TASK PROMPT – Using the data below, return word for word every line from the one holding "What React, TypeScript" down to the one holding "const goalData = goalPos.map((x, i)". Leave pictures out.

RECORDS SUPPLIED –
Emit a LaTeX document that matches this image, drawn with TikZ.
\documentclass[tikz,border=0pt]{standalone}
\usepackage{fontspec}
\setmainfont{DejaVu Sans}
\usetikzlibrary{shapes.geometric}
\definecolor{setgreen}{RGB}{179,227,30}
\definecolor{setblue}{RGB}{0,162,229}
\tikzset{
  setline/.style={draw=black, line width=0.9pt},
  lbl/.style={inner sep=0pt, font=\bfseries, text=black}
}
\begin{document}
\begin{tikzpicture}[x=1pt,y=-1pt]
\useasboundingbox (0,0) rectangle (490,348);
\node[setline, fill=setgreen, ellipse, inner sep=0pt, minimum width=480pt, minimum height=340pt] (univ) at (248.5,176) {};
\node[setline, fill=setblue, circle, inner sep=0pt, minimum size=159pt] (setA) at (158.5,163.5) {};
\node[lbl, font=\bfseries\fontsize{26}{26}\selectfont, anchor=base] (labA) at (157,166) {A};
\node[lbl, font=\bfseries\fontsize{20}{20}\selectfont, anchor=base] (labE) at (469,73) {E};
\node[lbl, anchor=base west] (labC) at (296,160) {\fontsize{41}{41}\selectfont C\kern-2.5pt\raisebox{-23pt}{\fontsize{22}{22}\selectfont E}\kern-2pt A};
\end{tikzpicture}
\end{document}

--

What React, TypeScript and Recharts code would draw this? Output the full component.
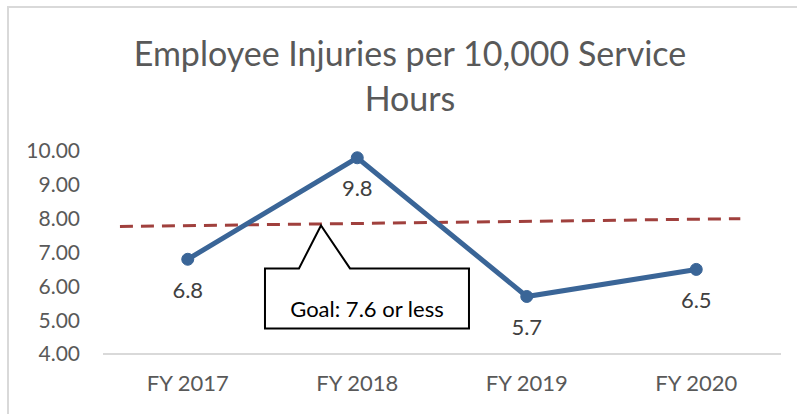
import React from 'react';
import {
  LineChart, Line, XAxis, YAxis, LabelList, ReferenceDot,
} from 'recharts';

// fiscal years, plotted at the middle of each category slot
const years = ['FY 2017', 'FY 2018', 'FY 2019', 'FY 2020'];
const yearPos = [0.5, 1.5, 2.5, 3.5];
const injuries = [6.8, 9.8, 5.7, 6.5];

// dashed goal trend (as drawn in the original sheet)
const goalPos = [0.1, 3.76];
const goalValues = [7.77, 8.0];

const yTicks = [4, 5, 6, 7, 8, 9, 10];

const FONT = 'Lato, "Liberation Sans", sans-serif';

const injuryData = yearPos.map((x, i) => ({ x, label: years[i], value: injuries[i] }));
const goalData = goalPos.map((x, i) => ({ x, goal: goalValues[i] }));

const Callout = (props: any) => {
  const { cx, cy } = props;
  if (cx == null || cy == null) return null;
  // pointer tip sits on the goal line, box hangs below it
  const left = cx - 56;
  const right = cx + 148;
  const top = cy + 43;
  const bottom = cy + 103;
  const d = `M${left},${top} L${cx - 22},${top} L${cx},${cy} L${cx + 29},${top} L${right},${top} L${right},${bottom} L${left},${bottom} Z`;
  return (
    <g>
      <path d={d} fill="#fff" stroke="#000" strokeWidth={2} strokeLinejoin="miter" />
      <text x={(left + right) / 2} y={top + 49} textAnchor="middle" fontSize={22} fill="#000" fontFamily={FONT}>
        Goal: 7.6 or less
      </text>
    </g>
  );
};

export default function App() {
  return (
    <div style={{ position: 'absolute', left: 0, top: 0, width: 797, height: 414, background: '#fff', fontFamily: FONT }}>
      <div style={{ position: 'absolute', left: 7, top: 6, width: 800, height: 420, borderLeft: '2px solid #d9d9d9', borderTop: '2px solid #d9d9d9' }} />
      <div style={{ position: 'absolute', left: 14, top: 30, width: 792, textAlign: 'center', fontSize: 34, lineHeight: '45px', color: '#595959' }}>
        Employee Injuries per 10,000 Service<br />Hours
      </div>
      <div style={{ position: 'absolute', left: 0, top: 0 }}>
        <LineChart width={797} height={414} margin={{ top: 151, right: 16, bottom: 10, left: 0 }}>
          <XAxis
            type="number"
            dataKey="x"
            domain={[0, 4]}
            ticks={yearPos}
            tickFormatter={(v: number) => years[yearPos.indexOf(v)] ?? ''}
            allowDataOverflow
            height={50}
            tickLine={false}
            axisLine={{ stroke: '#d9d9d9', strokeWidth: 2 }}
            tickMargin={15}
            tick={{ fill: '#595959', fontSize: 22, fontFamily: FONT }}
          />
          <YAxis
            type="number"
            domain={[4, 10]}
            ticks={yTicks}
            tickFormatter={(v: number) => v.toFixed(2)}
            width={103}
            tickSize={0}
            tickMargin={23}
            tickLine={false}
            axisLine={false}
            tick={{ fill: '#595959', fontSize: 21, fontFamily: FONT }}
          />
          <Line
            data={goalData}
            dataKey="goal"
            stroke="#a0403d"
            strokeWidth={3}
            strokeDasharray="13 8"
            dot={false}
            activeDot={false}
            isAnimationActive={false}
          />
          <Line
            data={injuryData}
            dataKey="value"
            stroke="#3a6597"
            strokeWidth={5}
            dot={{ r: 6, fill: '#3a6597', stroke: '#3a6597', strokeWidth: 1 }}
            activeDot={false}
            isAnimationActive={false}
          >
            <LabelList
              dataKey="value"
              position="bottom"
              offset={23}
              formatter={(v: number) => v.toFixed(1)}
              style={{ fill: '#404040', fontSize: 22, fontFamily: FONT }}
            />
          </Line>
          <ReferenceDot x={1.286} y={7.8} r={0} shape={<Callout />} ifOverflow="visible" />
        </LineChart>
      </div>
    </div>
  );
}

* * *

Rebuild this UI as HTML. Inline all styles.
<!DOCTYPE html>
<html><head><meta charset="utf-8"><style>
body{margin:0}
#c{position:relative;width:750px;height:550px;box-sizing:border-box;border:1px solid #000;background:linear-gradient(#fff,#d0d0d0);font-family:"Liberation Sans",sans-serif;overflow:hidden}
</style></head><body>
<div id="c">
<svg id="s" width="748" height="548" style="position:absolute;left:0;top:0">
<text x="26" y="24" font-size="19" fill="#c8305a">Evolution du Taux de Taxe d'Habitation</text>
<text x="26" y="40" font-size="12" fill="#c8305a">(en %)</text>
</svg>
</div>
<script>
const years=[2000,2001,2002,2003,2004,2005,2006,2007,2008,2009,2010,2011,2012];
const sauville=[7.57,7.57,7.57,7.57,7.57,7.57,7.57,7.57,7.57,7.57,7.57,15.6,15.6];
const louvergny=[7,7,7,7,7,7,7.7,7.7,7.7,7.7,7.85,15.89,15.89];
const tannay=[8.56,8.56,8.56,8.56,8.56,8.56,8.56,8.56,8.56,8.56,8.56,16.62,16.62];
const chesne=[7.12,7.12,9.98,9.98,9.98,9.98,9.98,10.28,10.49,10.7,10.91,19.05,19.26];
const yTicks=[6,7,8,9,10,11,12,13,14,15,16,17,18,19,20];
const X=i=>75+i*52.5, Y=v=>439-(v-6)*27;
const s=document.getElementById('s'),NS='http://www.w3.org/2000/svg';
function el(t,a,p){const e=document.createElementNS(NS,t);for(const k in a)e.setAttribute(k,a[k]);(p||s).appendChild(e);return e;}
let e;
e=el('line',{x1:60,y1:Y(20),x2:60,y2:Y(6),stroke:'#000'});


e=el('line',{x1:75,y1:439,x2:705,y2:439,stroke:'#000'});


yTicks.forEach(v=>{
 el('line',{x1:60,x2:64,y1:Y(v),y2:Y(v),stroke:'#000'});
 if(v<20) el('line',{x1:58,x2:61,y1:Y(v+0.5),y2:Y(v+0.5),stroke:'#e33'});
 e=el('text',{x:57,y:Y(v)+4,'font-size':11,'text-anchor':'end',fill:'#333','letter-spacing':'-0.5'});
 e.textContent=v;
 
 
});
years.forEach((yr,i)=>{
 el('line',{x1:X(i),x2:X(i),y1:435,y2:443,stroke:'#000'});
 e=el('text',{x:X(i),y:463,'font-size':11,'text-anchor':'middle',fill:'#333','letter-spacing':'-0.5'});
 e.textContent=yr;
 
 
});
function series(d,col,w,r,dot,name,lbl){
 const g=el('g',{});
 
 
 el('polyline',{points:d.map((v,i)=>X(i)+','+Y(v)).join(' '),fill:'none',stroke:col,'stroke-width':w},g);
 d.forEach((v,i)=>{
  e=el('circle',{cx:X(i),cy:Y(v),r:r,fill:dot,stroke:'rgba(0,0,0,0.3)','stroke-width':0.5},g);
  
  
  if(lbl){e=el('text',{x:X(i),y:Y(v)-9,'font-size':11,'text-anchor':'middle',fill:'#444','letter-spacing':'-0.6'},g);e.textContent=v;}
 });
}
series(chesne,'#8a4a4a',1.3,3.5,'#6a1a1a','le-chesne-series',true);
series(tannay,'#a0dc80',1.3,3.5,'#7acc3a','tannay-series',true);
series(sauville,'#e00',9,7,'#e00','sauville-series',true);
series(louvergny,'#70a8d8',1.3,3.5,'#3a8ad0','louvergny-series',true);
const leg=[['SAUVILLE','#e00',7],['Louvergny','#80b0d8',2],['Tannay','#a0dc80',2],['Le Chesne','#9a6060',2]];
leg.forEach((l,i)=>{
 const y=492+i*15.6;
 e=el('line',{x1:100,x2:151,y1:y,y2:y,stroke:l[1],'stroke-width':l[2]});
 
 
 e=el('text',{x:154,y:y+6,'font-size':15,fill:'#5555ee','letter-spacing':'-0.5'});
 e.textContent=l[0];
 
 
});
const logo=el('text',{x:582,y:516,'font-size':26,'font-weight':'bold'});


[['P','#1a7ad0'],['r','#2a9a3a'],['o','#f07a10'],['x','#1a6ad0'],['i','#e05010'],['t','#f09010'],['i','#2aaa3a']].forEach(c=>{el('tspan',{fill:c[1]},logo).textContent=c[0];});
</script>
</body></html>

WRITTEN ANSWER –
What React, TypeScript and Recharts code would draw this? Output the full component.
import React from 'react';
import {
  LineChart, Line, XAxis, YAxis, LabelList, ReferenceDot,
} from 'recharts';

// fiscal years, plotted at the middle of each category slot
const years = ['FY 2017', 'FY 2018', 'FY 2019', 'FY 2020'];
const yearPos = [0.5, 1.5, 2.5, 3.5];
const injuries = [6.8, 9.8, 5.7, 6.5];

// dashed goal trend (as drawn in the original sheet)
const goalPos = [0.1, 3.76];
const goalValues = [7.77, 8.0];

const yTicks = [4, 5, 6, 7, 8, 9, 10];

const FONT = 'Lato, "Liberation Sans", sans-serif';

const injuryData = yearPos.map((x, i) => ({ x, label: years[i], value: injuries[i] }));
const goalData = goalPos.map((x, i) => ({ x, goal: goalValues[i] }));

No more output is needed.